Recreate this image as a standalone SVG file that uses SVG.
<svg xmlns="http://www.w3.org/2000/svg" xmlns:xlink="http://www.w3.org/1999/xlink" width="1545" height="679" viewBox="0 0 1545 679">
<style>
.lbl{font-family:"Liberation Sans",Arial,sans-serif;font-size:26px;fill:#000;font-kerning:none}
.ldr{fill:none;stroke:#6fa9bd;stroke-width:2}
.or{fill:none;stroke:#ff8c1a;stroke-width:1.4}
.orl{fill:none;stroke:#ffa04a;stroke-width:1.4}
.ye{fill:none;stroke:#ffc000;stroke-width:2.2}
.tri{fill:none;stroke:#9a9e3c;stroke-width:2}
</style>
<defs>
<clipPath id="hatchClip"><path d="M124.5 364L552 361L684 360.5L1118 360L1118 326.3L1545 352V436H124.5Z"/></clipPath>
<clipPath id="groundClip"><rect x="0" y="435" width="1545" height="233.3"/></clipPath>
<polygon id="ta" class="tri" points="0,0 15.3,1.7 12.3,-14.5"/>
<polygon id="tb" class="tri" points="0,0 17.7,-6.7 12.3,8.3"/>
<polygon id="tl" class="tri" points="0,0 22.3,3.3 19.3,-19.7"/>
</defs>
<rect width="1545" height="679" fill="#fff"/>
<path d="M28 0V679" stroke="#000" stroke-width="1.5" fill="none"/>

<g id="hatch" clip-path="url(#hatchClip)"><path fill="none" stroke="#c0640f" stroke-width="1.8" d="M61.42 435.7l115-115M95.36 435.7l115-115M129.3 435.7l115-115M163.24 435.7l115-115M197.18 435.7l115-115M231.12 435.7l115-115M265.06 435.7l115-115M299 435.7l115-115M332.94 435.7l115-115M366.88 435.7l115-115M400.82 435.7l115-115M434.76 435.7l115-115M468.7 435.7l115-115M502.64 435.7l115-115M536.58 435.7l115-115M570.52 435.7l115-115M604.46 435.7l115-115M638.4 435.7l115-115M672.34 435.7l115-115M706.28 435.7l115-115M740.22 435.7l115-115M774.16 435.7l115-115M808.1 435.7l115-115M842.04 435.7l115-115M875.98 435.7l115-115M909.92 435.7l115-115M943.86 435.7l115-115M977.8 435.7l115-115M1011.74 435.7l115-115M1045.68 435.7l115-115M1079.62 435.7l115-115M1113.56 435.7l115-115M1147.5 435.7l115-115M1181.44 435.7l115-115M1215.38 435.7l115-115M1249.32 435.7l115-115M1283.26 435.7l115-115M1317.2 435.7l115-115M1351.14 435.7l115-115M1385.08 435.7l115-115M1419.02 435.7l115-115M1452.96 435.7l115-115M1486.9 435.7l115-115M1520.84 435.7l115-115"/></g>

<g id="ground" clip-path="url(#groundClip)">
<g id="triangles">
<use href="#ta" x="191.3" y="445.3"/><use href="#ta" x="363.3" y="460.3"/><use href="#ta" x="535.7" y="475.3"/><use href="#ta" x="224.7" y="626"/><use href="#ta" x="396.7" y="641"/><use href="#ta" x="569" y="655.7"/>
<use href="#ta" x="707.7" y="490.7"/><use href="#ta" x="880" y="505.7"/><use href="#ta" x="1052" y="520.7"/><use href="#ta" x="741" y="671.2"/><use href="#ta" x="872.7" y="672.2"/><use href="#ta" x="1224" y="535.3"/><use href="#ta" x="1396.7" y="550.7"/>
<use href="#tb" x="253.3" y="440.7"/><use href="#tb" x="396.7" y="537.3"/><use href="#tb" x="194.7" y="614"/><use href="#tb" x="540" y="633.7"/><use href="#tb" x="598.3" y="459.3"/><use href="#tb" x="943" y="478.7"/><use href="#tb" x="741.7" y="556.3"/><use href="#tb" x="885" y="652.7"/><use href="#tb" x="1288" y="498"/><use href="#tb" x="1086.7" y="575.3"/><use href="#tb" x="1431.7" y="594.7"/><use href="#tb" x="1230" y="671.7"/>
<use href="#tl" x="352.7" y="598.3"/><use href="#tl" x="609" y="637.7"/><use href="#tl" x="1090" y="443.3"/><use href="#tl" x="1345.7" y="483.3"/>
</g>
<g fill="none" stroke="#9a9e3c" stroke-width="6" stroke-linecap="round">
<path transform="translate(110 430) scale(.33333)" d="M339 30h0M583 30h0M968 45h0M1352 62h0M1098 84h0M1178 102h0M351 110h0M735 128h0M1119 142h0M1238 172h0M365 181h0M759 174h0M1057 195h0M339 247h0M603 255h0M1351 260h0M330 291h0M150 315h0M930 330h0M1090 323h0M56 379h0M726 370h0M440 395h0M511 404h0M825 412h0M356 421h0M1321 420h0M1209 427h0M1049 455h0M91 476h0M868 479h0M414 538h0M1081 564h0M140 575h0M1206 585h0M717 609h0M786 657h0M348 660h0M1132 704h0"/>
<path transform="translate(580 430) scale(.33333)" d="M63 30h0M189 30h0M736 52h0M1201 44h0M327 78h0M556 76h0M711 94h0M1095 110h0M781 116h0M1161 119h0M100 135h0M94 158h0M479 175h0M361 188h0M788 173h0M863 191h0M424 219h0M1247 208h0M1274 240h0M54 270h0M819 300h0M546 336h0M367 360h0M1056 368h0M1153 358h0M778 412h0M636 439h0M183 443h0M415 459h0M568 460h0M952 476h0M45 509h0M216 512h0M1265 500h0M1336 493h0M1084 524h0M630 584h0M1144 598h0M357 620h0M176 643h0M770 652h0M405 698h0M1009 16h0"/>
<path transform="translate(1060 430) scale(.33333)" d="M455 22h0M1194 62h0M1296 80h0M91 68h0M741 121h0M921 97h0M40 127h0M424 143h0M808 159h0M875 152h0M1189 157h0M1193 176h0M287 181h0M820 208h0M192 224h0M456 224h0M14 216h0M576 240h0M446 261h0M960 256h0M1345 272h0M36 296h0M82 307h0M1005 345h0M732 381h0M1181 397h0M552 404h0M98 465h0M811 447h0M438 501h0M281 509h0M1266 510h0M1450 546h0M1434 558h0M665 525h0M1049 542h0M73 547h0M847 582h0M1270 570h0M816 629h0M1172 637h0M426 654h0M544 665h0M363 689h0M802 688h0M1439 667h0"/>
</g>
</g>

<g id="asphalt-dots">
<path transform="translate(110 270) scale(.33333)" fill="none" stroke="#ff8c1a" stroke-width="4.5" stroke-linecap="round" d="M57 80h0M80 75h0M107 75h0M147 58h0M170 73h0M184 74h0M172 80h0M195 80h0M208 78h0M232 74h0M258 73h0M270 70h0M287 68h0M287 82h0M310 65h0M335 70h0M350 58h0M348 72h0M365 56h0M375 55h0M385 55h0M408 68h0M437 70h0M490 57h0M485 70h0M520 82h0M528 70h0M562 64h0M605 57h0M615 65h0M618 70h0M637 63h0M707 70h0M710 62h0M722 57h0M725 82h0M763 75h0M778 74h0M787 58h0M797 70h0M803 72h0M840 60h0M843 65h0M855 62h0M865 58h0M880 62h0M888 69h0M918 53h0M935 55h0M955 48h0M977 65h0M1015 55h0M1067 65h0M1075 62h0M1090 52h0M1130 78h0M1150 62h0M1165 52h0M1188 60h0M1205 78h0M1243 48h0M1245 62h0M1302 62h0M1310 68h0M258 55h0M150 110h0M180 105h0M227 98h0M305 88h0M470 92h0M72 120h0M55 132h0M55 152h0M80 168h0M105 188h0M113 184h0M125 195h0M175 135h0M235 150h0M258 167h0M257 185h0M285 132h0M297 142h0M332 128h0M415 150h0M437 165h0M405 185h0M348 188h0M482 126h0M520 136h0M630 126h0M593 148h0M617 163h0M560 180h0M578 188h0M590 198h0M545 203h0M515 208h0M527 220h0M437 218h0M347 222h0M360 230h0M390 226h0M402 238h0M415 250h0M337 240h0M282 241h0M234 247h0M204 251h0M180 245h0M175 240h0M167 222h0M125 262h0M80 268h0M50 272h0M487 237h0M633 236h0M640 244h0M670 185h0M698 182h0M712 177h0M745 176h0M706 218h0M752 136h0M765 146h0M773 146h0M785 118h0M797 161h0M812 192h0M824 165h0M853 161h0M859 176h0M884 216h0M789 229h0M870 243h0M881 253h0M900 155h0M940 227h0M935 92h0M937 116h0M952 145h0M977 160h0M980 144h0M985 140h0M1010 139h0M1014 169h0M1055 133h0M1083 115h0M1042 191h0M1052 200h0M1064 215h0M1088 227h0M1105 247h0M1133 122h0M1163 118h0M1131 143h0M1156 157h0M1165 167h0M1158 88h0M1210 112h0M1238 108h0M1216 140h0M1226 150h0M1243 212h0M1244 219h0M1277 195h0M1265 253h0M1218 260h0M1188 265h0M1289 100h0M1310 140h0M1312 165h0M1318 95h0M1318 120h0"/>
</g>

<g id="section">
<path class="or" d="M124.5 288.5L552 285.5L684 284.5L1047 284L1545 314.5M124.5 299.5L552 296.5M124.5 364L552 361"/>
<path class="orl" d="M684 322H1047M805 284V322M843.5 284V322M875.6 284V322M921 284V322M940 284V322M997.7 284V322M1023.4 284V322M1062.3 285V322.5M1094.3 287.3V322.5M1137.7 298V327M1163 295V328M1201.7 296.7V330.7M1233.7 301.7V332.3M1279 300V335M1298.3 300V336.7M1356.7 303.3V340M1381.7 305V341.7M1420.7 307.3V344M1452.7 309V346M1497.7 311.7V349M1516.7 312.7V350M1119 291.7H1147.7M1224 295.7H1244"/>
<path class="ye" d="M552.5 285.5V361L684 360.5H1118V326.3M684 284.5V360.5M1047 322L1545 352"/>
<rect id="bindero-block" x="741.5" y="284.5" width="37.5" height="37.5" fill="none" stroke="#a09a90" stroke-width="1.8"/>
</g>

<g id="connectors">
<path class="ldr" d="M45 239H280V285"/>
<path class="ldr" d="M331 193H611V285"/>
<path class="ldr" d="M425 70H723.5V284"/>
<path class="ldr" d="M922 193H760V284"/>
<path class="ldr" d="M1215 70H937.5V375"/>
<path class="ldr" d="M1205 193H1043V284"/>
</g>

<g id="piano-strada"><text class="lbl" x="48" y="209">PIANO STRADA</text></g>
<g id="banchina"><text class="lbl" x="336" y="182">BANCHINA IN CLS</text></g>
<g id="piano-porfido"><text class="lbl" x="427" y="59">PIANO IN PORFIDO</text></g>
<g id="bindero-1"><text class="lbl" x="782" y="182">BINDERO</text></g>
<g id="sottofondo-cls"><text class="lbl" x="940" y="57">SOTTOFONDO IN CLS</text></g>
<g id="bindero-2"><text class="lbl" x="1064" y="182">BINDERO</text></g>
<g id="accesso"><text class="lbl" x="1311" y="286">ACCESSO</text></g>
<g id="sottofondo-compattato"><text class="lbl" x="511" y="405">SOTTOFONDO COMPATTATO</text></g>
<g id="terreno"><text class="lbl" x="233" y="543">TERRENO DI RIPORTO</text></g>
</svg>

_SHORT TASK:_
Quote exactly the lines running from the start of the listing above through the line where "435.7l115-115M95.36 435.7l115-115M129.3 435.7l115-115M163.24" is found, and output no other lines.

_RESPONSE:_
Recreate this image as a standalone SVG file that uses SVG.
<svg xmlns="http://www.w3.org/2000/svg" xmlns:xlink="http://www.w3.org/1999/xlink" width="1545" height="679" viewBox="0 0 1545 679">
<style>
.lbl{font-family:"Liberation Sans",Arial,sans-serif;font-size:26px;fill:#000;font-kerning:none}
.ldr{fill:none;stroke:#6fa9bd;stroke-width:2}
.or{fill:none;stroke:#ff8c1a;stroke-width:1.4}
.orl{fill:none;stroke:#ffa04a;stroke-width:1.4}
.ye{fill:none;stroke:#ffc000;stroke-width:2.2}
.tri{fill:none;stroke:#9a9e3c;stroke-width:2}
</style>
<defs>
<clipPath id="hatchClip"><path d="M124.5 364L552 361L684 360.5L1118 360L1118 326.3L1545 352V436H124.5Z"/></clipPath>
<clipPath id="groundClip"><rect x="0" y="435" width="1545" height="233.3"/></clipPath>
<polygon id="ta" class="tri" points="0,0 15.3,1.7 12.3,-14.5"/>
<polygon id="tb" class="tri" points="0,0 17.7,-6.7 12.3,8.3"/>
<polygon id="tl" class="tri" points="0,0 22.3,3.3 19.3,-19.7"/>
</defs>
<rect width="1545" height="679" fill="#fff"/>
<path d="M28 0V679" stroke="#000" stroke-width="1.5" fill="none"/>

<g id="hatch" clip-path="url(#hatchClip)"><path fill="none" stroke="#c0640f" stroke-width="1.8" d="M61.42 435.7l115-115M95.36 435.7l115-115M129.3 435.7l115-115M163.24 435.7l115-115M197.18 435.7l115-115M231.12 435.7l115-115M265.06 435.7l115-115M299 435.7l115-115M332.94 435.7l115-115M366.88 435.7l115-115M400.82 435.7l115-115M434.76 435.7l115-115M468.7 435.7l115-115M502.64 435.7l115-115M536.58 435.7l115-115M570.52 435.7l115-115M604.46 435.7l115-115M638.4 435.7l115-115M672.34 435.7l115-115M706.28 435.7l115-115M740.22 435.7l115-115M774.16 435.7l115-115M808.1 435.7l115-115M842.04 435.7l115-115M875.98 435.7l115-115M909.92 435.7l115-115M943.86 435.7l115-115M977.8 435.7l115-115M1011.74 435.7l115-115M1045.68 435.7l115-115M1079.62 435.7l115-115M1113.56 435.7l115-115M1147.5 435.7l115-115M1181.44 435.7l115-115M1215.38 435.7l115-115M1249.32 435.7l115-115M1283.26 435.7l115-115M1317.2 435.7l115-115M1351.14 435.7l115-115M1385.08 435.7l115-115M1419.02 435.7l115-115M1452.96 435.7l115-115M1486.9 435.7l115-115M1520.84 435.7l115-115"/></g>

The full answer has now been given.